Source records.
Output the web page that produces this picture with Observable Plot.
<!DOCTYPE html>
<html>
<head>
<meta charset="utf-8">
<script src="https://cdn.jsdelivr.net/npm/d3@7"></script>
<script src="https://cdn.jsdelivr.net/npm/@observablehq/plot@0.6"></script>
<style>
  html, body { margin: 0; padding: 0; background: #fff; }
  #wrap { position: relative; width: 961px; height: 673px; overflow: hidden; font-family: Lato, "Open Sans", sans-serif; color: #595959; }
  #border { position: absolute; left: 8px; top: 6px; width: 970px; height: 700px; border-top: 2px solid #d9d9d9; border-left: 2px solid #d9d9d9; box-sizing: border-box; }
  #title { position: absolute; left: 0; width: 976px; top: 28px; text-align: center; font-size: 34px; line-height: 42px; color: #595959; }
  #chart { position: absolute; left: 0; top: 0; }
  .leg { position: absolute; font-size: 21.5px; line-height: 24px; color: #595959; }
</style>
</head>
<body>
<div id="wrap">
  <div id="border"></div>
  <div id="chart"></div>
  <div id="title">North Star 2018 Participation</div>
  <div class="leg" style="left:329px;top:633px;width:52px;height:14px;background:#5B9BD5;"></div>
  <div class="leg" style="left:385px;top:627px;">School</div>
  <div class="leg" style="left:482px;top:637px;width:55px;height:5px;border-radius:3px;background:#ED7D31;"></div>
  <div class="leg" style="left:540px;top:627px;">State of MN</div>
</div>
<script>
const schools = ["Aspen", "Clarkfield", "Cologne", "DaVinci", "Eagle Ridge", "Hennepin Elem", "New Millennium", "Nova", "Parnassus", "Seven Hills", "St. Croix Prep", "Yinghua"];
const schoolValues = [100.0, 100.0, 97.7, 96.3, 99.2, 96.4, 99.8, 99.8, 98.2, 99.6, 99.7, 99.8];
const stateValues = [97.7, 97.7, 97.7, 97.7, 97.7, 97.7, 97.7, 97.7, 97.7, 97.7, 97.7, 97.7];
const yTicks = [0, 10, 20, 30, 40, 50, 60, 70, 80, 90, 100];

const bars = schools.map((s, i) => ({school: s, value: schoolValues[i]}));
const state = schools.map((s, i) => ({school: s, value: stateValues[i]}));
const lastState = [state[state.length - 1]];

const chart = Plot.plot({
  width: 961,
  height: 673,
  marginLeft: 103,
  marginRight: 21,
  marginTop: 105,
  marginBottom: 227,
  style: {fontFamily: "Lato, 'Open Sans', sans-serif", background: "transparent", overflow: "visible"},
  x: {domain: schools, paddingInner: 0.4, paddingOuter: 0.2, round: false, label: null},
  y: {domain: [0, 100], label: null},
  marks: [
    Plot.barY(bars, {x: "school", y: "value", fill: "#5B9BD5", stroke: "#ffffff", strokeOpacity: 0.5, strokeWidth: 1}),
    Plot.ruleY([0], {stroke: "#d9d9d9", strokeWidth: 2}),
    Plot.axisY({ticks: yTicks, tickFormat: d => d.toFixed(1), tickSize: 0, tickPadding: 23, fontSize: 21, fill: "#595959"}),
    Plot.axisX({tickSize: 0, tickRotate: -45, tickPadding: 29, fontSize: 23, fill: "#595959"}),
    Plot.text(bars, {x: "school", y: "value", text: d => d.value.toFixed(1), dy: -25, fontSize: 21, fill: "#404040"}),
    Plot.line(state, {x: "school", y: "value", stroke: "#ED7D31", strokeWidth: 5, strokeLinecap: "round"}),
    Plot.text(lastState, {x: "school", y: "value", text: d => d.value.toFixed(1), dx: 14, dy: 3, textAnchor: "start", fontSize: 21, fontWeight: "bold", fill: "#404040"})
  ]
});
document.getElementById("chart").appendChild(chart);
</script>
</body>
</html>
* * *
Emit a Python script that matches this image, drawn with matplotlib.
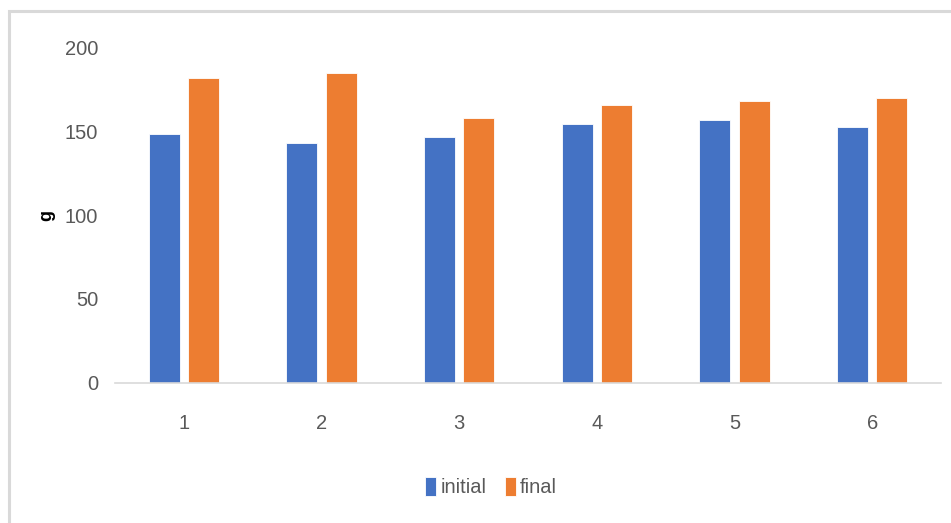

Aim of the exercise.
Show all lines from the listing above in which "that" appears.

Exercise solution.
Output the web page that produces this picture with Observable Plot.
Emit a Python script that matches this image, drawn with matplotlib.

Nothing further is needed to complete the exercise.